Sunday, November 8, 2009

Stich Bitch

Hyper-text. Shelley Jackson wrote "The Patchwork Girl" describing herself as a writer. I think she is not only describing herself, but writers in general. Jackson is talking about putting all the pieces together in order to see the entire creation. In the beginning, Jackson fights with herself and the reader about an impostor who claims to be the writer. The author tell the reader to know her as Shelley Shelley, or daughter of Mary Shelley. This is so weird. At the point I have no idea why she is using multiple personalities when her entire piece is signed Shelley Jackson. I would think this is one of those times where you are not supposed to trust the author. Next she moves on to talk about how the body is not a whole. She means that it is separated and not completely connected, because not every thing that the body does is known by every other part of the body. The next section has to do with everything happening at once, she uses examples like, "the way a vine will bend but a tree can fall down". I think her word choice, "simultaneous" is the best for describing what she is talking about. Like life and death all at once. She is creating these images to portray the idea that a hypertext shares all of the information it has with you at once. It provides links to its sources and contains footnotes that allows you to find all it's information and more within one text. She is describing that when you read a hypertext it is hard to make the distinction between important and useless. The text interweaves and creates a huge confusing blanket of information for the reader. She doesn't like this. Jackson goes onto describing writing and how it's confusing textually.

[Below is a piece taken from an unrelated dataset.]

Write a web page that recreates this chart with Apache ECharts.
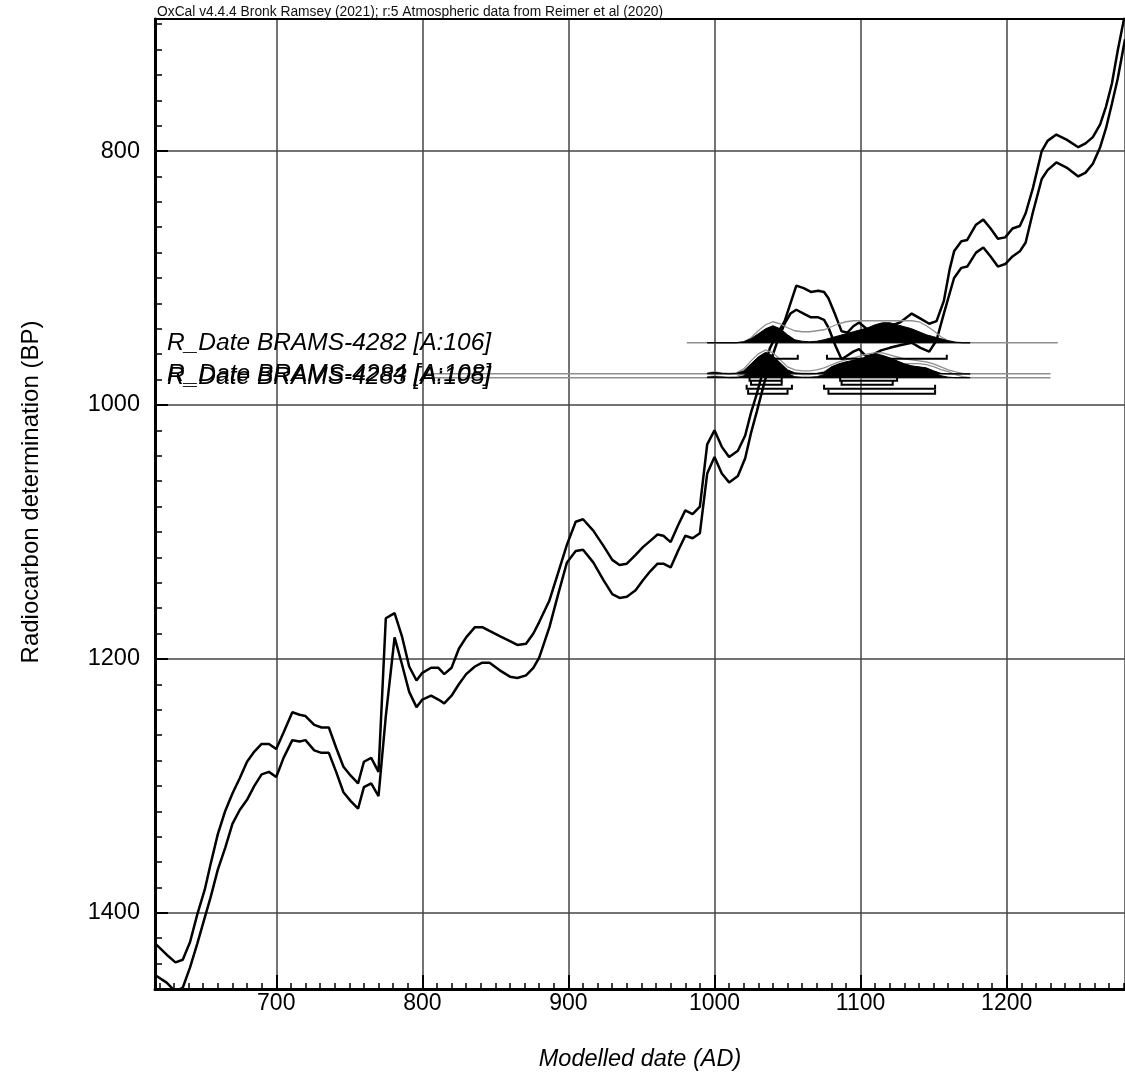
<!DOCTYPE html>
<html><head><meta charset="utf-8">
<script src="https://cdn.jsdelivr.net/npm/echarts@6/dist/echarts.min.js"></script>
<style>html,body{margin:0;padding:0;background:#fff}#c{width:1125px;height:1072px}</style>
</head><body><div id="c"></div>
<script>
// ---------- texts ----------
const titleText = 'OxCal v4.4.4 Bronk Ramsey (2021); r:5 Atmospheric data from Reimer et al (2020)';
const xAxisTitle = 'Modelled date (AD)';
const yAxisTitle = 'Radiocarbon determination (BP)';
const rDateLabels = ['R_Date BRAMS-4282 [A:106]', 'R_Date BRAMS-4284 [A:108]', 'R_Date BRAMS-4283 [A:105]'];

// ---------- axes ----------
const xMin = 617, xMax = 1281;
const yMin = 696, yMax = 1460;
const xTickValues = [700, 800, 900, 1000, 1100, 1200];
const yTickValues = [800, 1000, 1200, 1400];

// ---------- calibration curve (IntCal20, ±1σ envelope) ----------
const curveYears = [617,625,631,636,641,646,651,655,660,665,670,675,680,685,690,695,700,705,711,716,720,726,731,736,741,746,751,756,760,765,770,775,781,786,791,796,800,806,811,815,820,825,830,836,841,846,853,860,865,871,876,880,887,893,899,905,910,917,924,930,935,940,946,951,956,961,965,970,975,980,985,990,995,1000,1005,1010,1016,1021,1025,1029,1034,1038,1043,1048,1052,1056,1061,1066,1071,1075,1078,1083,1087,1091,1095,1099,1104,1109,1114,1120,1127,1135,1141,1147,1152,1157,1161,1164,1169,1173,1179,1184,1189,1194,1199,1204,1209,1213,1218,1224,1228,1234,1241,1249,1254,1259,1264,1268,1272,1276,1281];
const curveUpperBP = [1424,1433,1439,1437,1423,1401,1382,1362,1338,1320,1306,1294,1281,1273,1267,1267,1271,1258,1242,1244,1245,1252,1254,1254,1270,1285,1292,1298,1281,1278,1289,1168,1164,1182,1206,1217,1211,1207,1207,1212,1207,1192,1183,1175,1175,1178,1182,1186,1189,1188,1180,1171,1154,1132,1110,1092,1090,1099,1111,1122,1126,1125,1118,1112,1107,1102,1103,1108,1095,1083,1086,1080,1031,1020,1033,1041,1036,1024,1006,991,970,955,944,934,920,906,908,911,910,911,916,930,942,943,938,935,940,941,940,938,935,928,932,936,934,918,893,879,871,870,858,854,861,869,868,861,859,849,829,800,792,787,791,797,794,789,779,765,747,721,692];
const curveLowerBP = [1449,1455,1462,1459,1443,1424,1404,1388,1366,1349,1330,1319,1311,1300,1291,1289,1293,1278,1264,1265,1264,1272,1274,1274,1289,1305,1312,1318,1301,1298,1308,1245,1183,1204,1226,1238,1232,1229,1232,1235,1229,1220,1212,1206,1203,1203,1209,1214,1215,1213,1207,1199,1175,1149,1124,1115,1114,1124,1138,1149,1152,1151,1146,1138,1131,1125,1125,1128,1115,1103,1105,1101,1054,1041,1054,1061,1056,1042,1022,1005,983,967,950,936,928,925,928,931,931,933,939,954,964,961,958,956,962,960,957,955,953,951,955,958,949,928,912,900,892,891,880,876,883,891,889,883,879,872,848,822,815,809,813,820,817,810,797,782,763,743,712];

// ---------- R_Date distributions (relative probability) ----------
const distYears = [995,1000,1005,1010,1015,1020,1025,1030,1035,1040,1045,1050,1055,1060,1065,1070,1075,1080,1085,1090,1095,1100,1105,1110,1115,1120,1125,1130,1135,1140,1145,1150,1155,1160,1165,1170,1175];
const r4282Posterior  = [0,0,0,0,0,1,4,9,14,17,14,8,3,1.5,1,1.5,3,5,7,9,11,13,15,18,20,20,18,16,14,11,8,6,4,2,0.5,0,0];
const r4282Likelihood = [0,0,0,0,0,1,5,12,18,21,19,15,12,11,11,12,13,16,19,21,22,22,22,22,22,22,22,22,22,21,17,12,6,2,0.5,0,0];
const r4284Posterior  = [0.5,1.5,0.5,0,0.5,3,10,17,21.5,18,11,4,1,0.5,0.5,0.5,1.5,7,10,12,13.5,15,17.5,20,18.5,16,13,10,8,7,6,3,0.5,0,0,0,0];
const r4284Likelihood = [1,2,1,0.5,1,5,13,20,24,21,14,7,4,3,3,4,6,9,12,14,16,18,20,21,21,19,17,15,14,13,12,10,7,4,2,0.5,0];
const r4283Posterior  = [0.5,1,0.5,0,0,2,8,15,20,17,10,4,1,0.5,0.5,1,3,7,10,13,16,18,18,17,15,13,11,10,10,10,8,5,2,0.5,0,0,0];
const r4283Likelihood = [1,1.5,1,0.5,1,4,11,18,22,20,13,7,4,3,3,4,6,10,13,15,17,19,20,19,18,16,15,14,14,14,13,11,8,6,3,1,0];
const rDateBP = [951, 975.5, 978.5];
const rDateSpan = [[981, 1235], [803, 1230], [803, 1230]];
// highest posterior density ranges
const r4282Range95 = [[1036, 1057], [1077, 1159]];
const r4284Range68 = [[1024, 1046], [1086, 1125]];
const r4284Range95 = [[1022, 1053], [1075, 1151]];
const r4283Range68 = [[1025, 1046], [1087, 1122]];
const r4283Range95 = [[1023, 1050], [1078, 1151]];

// ---------- styling ----------
const FONT = '"Liberation Sans", Arial, sans-serif';
const UNIT_BP = 1 / 1.27;   // one density unit drawn as this many BP
const GRID_COLOR = '#444';

function polySeries(years, dens, baseBP, filled, z) {
  return {
    type: 'custom', coordinateSystem: 'cartesian2d', xAxisIndex: 0, yAxisIndex: 0,
    z: z, silent: true, clip: true, data: [[xMin, yMin]],
    renderItem: function (params, api) {
      const pts = [];
      if (filled) pts.push(api.coord([years[0], baseBP]));
      for (let i = 0; i < years.length; i++) pts.push(api.coord([years[i], baseBP - dens[i] * UNIT_BP]));
      if (filled) pts.push(api.coord([years[years.length - 1], baseBP]));
      return filled
        ? { type: 'polygon', shape: { points: pts }, style: { fill: '#000', stroke: '#000', lineWidth: 1 } }
        : { type: 'polyline', shape: { points: pts }, style: { fill: null, stroke: '#8f8f8f', lineWidth: 1.3 } };
    }
  };
}
function baselineSeries(span, baseBP) {
  return {
    type: 'custom', coordinateSystem: 'cartesian2d', z: 2, silent: true, clip: true, data: [[xMin, yMin]],
    renderItem: function (params, api) {
      const a = api.coord([span[0], baseBP]), b = api.coord([span[1], baseBP]);
      return { type: 'line', shape: { x1: a[0], y1: a[1], x2: b[0], y2: b[1] }, style: { stroke: '#8f8f8f', lineWidth: 1.5 } };
    }
  };
}
function bracketSeries(ranges, baseBP, offsetPx) {
  return {
    type: 'custom', coordinateSystem: 'cartesian2d', z: 5, silent: true, clip: true, data: [[xMin, yMin]],
    renderItem: function (params, api) {
      return {
        type: 'group',
        children: ranges.map(function (r) {
          const p1 = api.coord([r[0], baseBP]), p2 = api.coord([r[1], baseBP]);
          const y = p1[1] + offsetPx;
          return { type: 'polyline', shape: { points: [[p1[0], y - 4], [p1[0], y], [p2[0], y], [p2[0], y - 4]] },
                   style: { fill: null, stroke: '#000', lineWidth: 2 } };
        })
      };
    }
  };
}
function labelSeries(text, baseBP) {
  return {
    type: 'custom', coordinateSystem: 'cartesian2d', z: 8, silent: true, data: [[xMin, yMin]],
    renderItem: function (params, api) {
      const p = api.coord([xMin, baseBP]);
      return { type: 'text', x: p[0] + 12, y: p[1],
               style: { text: text, fill: '#000', font: 'italic 24.5px ' + FONT, align: 'left', verticalAlign: 'middle' } };
    }
  };
}

const series = [];
// calibration curve lines
series.push({ type: 'line', z: 3, silent: true, symbol: 'none', clip: true,
  data: curveYears.map(function (y, i) { return [y, curveUpperBP[i]]; }),
  lineStyle: { color: '#000', width: 2.5 } });
series.push({ type: 'line', z: 3, silent: true, symbol: 'none', clip: true,
  data: curveYears.map(function (y, i) { return [y, curveLowerBP[i]]; }),
  lineStyle: { color: '#000', width: 2.5 } });
// baselines
for (let i = 0; i < 3; i++) series.push(baselineSeries(rDateSpan[i], rDateBP[i]));
// likelihood outlines
series.push(polySeries(distYears, r4282Likelihood, rDateBP[0], false, 4));
series.push(polySeries(distYears, r4284Likelihood, rDateBP[1], false, 4));
series.push(polySeries(distYears, r4283Likelihood, rDateBP[2], false, 4));
// posterior fills
series.push(polySeries(distYears, r4282Posterior, rDateBP[0], true, 5));
series.push(polySeries(distYears, r4284Posterior, rDateBP[1], true, 5));
series.push(polySeries(distYears, r4283Posterior, rDateBP[2], true, 5));
// ranges
series.push(bracketSeries(r4282Range95, rDateBP[0], 16));
series.push(bracketSeries(r4284Range68, rDateBP[1], 7));
series.push(bracketSeries(r4284Range95, rDateBP[1], 15));
series.push(bracketSeries(r4283Range68, rDateBP[2], 7));
series.push(bracketSeries(r4283Range95, rDateBP[2], 16));
// labels
for (let i = 0; i < 3; i++) series.push(labelSeries(rDateLabels[i], rDateBP[i]));

const option = {
  animation: false,
  backgroundColor: '#fff',
  title: { text: titleText, left: 157, top: 5, padding: 0,
           textStyle: { fontSize: 13.8, fontWeight: 'normal', color: '#111', fontFamily: FONT } },
  grid: { left: 155, right: 0, top: 19, bottom: 83, containLabel: false, outerBoundsMode: 'none' },
  xAxis: [
    { type: 'value', position: 'bottom', min: xMin, max: xMax, minInterval: 100, maxInterval: 100,
      axisLine: { show: true, onZero: false, lineStyle: { color: '#000', width: 3 } },
      axisTick: { show: true, inside: true, length: 14, lineStyle: { color: '#000', width: 2 } },
      axisLabel: { show: true, margin: 3, fontSize: 23, color: '#000', fontFamily: FONT,
                   showMinLabel: false, showMaxLabel: false,
                   formatter: function (v) { return xTickValues.indexOf(v) >= 0 ? String(v) : ''; } },
      splitLine: { show: true, lineStyle: { color: GRID_COLOR, width: 1.5 } },
      name: xAxisTitle, nameLocation: 'middle', nameGap: 59, nameMoveOverlap: false,
      nameTextStyle: { fontSize: 23.5, fontStyle: 'italic', color: '#000', fontFamily: FONT } },
    { type: 'value', position: 'bottom', min: xMin, max: xMax, minInterval: 10, maxInterval: 10,
      axisLine: { show: false, onZero: false },
      axisTick: { show: true, inside: true, length: 6, lineStyle: { color: '#000', width: 1.5 } },
      axisLabel: { show: false }, splitLine: { show: false } },
    { type: 'value', position: 'top', min: xMin, max: xMax,
      axisLine: { show: true, onZero: false, lineStyle: { color: '#000', width: 2 } },
      axisTick: { show: false }, axisLabel: { show: false }, splitLine: { show: false } }
  ],
  yAxis: [
    { type: 'value', position: 'left', inverse: true, min: yMin, max: yMax, minInterval: 200, maxInterval: 200,
      axisLine: { show: true, onZero: false, lineStyle: { color: '#000', width: 3 } },
      axisTick: { show: true, inside: true, length: 13, lineStyle: { color: '#000', width: 2 } },
      axisLabel: { show: true, margin: 15, fontSize: 23.5, color: '#000', fontFamily: FONT,
                   showMinLabel: false, showMaxLabel: false,
                   formatter: function (v) { return yTickValues.indexOf(v) >= 0 ? String(v) : ''; } },
      splitLine: { show: true, lineStyle: { color: GRID_COLOR, width: 1.5 } },
      name: yAxisTitle, nameLocation: 'middle', nameGap: 112, nameRotate: 90, nameMoveOverlap: false,
      nameTextStyle: { fontSize: 24, color: '#000', fontFamily: FONT, padding: [0, 0, 0, 24] } },
    { type: 'value', position: 'left', inverse: true, min: yMin, max: yMax, minInterval: 20, maxInterval: 20,
      axisLine: { show: false, onZero: false },
      axisTick: { show: true, inside: true, length: 7, lineStyle: { color: '#000', width: 1.5 } },
      axisLabel: { show: false }, splitLine: { show: false } }
  ],
  series: series
};

const chart = echarts.init(document.getElementById('c'), null, { renderer: 'canvas' });
chart.setOption(option);
</script></body></html>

In her section about Reality Fiction, she talks about how fiction lies, and reality may always sneak into the writing. In every section Jackson talks about how she is not what we thinks she is. She repeatedly claims falsehoods and points out trickery in the writing. References to doubting the truthful nature of an author are made in each piece of her writing, as she points out its faults. I think this is driving me insane, so I'm going to quickly share a few of these lines. It was not how they said it was. It's not all you think it is. I'm not what you think I am. It's not what it says it is.
Yeah, she's driving me crazy. She compares us to creating a monster. The entire piece has to be based on something else. Her larger story. The patchwork needs to be put together to create the whole.